A Family Connection, Spotted in a 1930s Photo

 We love this photo because it captures the spirit of a bygone era: French Lick Springs Hotel in the 1930s, when guests were fully decked out in suits and ties, fur coats, dresses and hats, passing the time by rocking on the veranda and reading the newspaper.

A couple of our recent guests love this photo for another reason: some of these people in the photo are family.

It’s amazing what personal connections you might stumble on when you see historic photos of our hotels. (One guest a few years ago even found himself in a 1950s-era photo hanging on the wall of the room he was staying in.) And recently in October, four siblings who visited French Lick Springs Hotel together made a surprise discovery also.

Prior to their visit, one of the siblings, Sue Tull, was perusing one of our blogs highlighting some of the classic snapshots throughout the hotel’s 175-year history. One of the black-and-white images instantly grabbed her attention.
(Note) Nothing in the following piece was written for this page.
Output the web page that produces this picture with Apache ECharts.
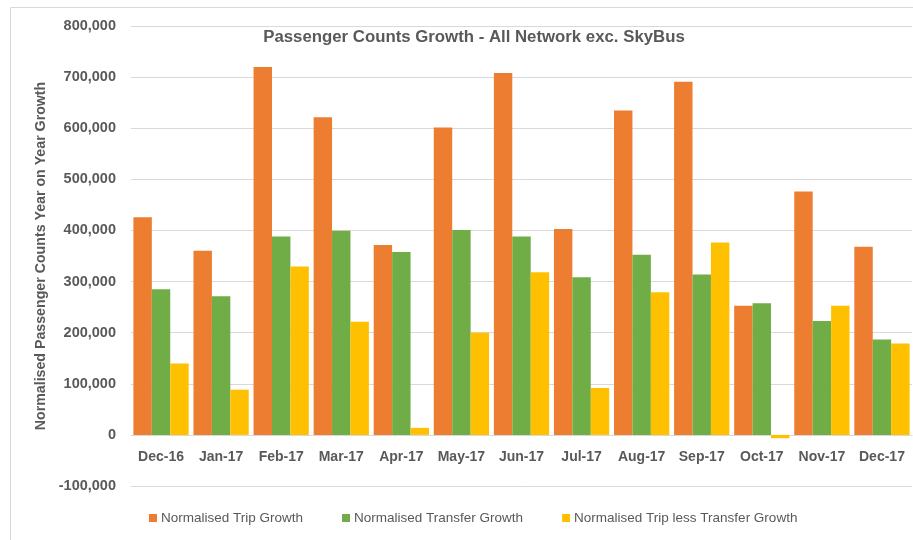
<!DOCTYPE html>
<html>
<head>
<meta charset="utf-8">
<script src="https://cdn.jsdelivr.net/npm/echarts@6/dist/echarts.min.js"></script>
<style>
  html, body { margin: 0; padding: 0; background: #ffffff; }
  #chart { width: 913px; height: 540px; }
</style>
</head>
<body>
<div id="chart"></div>
<script>
// Monthly year-on-year growth in normalised passenger counts
const months = ['Dec-16', 'Jan-17', 'Feb-17', 'Mar-17', 'Apr-17', 'May-17', 'Jun-17',
                'Jul-17', 'Aug-17', 'Sep-17', 'Oct-17', 'Nov-17', 'Dec-17'];
const tripGrowth = [425700, 360100, 719700, 621400, 371300, 601200, 707900,
                    402700, 634600, 690900, 252800, 476000, 368000];
const transferGrowth = [284900, 271100, 388300, 399500, 357600, 400800, 388300,
                        308400, 352300, 313700, 257400, 222600, 186600];
const tripLessTransfer = [139500, 88400, 329400, 221300, 13800, 199700, 318300,
                          91700, 279000, 376600, -6500, 252800, 178800];
const seriesNames = ['Normalised Trip Growth', 'Normalised Transfer Growth',
                     'Normalised Trip less Transfer Growth'];
const seriesColors = ['#ED7D31', '#70AD47', '#FFC000'];
const axisMin = -100000, axisMax = 800000, axisStep = 100000;

const labelColor = '#595959';
const fontFamily = '"Liberation Sans", Arial, sans-serif';

// Plot area (px)
const gridTop = 26, gridBottom = 54, chartHeight = 540;
const plotHeight = chartHeight - gridTop - gridBottom;
// Category axis sits on the zero line: shift it up from the plot's bottom edge
const zeroOffset = -plotHeight * (0 - axisMin) / (axisMax - axisMin);

const chart = echarts.init(document.getElementById('chart'), null, { renderer: 'canvas' });

const fmt = v => v.toLocaleString('en-US');

chart.setOption({
  backgroundColor: '#ffffff',
  animation: false,
  graphic: [{
    type: 'rect',
    shape: { x: 10.5, y: 7.5, width: 1000, height: 600 },
    style: { fill: 'none', stroke: '#d9d9d9', lineWidth: 1 },
    silent: true,
    z: -1
  }],
  title: {
    text: 'Passenger Counts Growth - All Network exc. SkyBus',
    left: 469,
    top: 24,
    textAlign: 'center',
    textStyle: { color: labelColor, fontSize: 16.8, fontWeight: 'bold', fontFamily }
  },
  legend: {
    data: seriesNames,
    left: 144,
    top: 506,
    itemWidth: 8,
    itemHeight: 8,
    itemGap: 39,
    icon: 'rect',
    textStyle: { color: labelColor, fontSize: 13.5, fontFamily, padding: [0, 0, 0, -1] }
  },
  grid: { left: 131, right: 1, top: gridTop, bottom: gridBottom, containLabel: false },
  xAxis: {
    type: 'category',
    data: months,
    position: 'bottom',
    offset: zeroOffset,
    axisTick: { show: false },
    axisLine: { onZero: false, lineStyle: { color: '#d9d9d9', width: 1 } },
    axisLabel: { interval: 0, color: labelColor, fontSize: 14, fontWeight: 'bold', fontFamily, margin: 15 }
  },
  yAxis: {
    type: 'value',
    min: axisMin,
    max: axisMax,
    interval: axisStep,
    name: 'Normalised Passenger Counts Year on Year Growth',
    nameLocation: 'middle',
    nameGap: 74,
    nameTextStyle: { color: labelColor, fontSize: 14.2, fontWeight: 'bold', fontFamily },
    axisLine: { show: false },
    axisTick: { show: false },
    splitLine: { lineStyle: { color: '#d9d9d9', width: 1 } },
    axisLabel: { color: labelColor, fontSize: 14.5, fontWeight: 'bold', fontFamily, margin: 15,
                 formatter: v => fmt(v) }
  },
  series: [tripGrowth, transferGrowth, tripLessTransfer].map((d, i) => ({
    name: seriesNames[i],
    type: 'bar',
    data: d,
    barGap: '0%',
    barCategoryGap: '8%',
    itemStyle: { color: seriesColors[i] }
  }))
});
</script>
</body>
</html>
“I scrolled down, saw it, and thought it looked a little like our ancestors. Pulled it in close and said, ‘That is them.’ Because we had been around our great-great aunt Anna, and we knew it was her and (her family). Very excited to see that.”

The four ladies on the far left in the photo, all with legs crossed the same way, are Emma Wurster Steele, Dora Wurster, Clara Wurster and Anna Wurster. Emma, seated far left, is their great grandmother and the other three ladies are great-great aunts.

Sue’s mother had actually told her about the photo before, as she had visited French Lick Springs Hotel in the past and saw it hanging up. But as the photos displayed on the wall are changed out periodically, Sue didn’t see the photo during the couple times she had visited.

“We believed our mother and aunts that it really existed, but we had never seen it.”

The four siblings, recreating the veranda pose in 2020: William Wilson, Victoria Coltharp, Janet Hallas and Sue Tull. (With the same stoic expressions as their ancestors.)


The four siblings — Sue and Janet both from Lafayette, Indiana, Victoria from Mississippi and William from Oklahoma — always try to meet up once a year. When they decided on French Lick for this year’s outing, one of William’s first items of business was to search the halls for the photo. And he spotted it outside a meeting room on the mezzanine above the lobby.

We believe the photo is from 1930, which would have been during the Great Depression. But the ladies were well-off and could afford to travel, as their great-grandmother’s husband had a prominent position at a steel, wire and iron company in Lafayette.

The ladies in this snapshot were between 49 and 59 at the time of the photo, and we learned a little more about them, too.

The three sisters never married. They also had a brother Charlie, but he didn’t travel with the girls. All were college educated, which was unusual for that era. Anna even studied abroad in Paris and was later a French professor at Purdue University. Clara was a fantastic artist, and today, Victoria owns some of Clara’s hand-painted china and a hand-carved mahogany bench that was passed through the generations.

After the siblings retraced their ancestors’ steps almost 90 years later — walking where they walked and rocking where they rocked on the veranda — they’re hopeful that French Lick Springs Hotel is a tradition that trickles down more generations.

“I think our kids and grandkids would love it, too — the history and the connections,” Sue says. “It’d be neat to keep that going from that one photo.”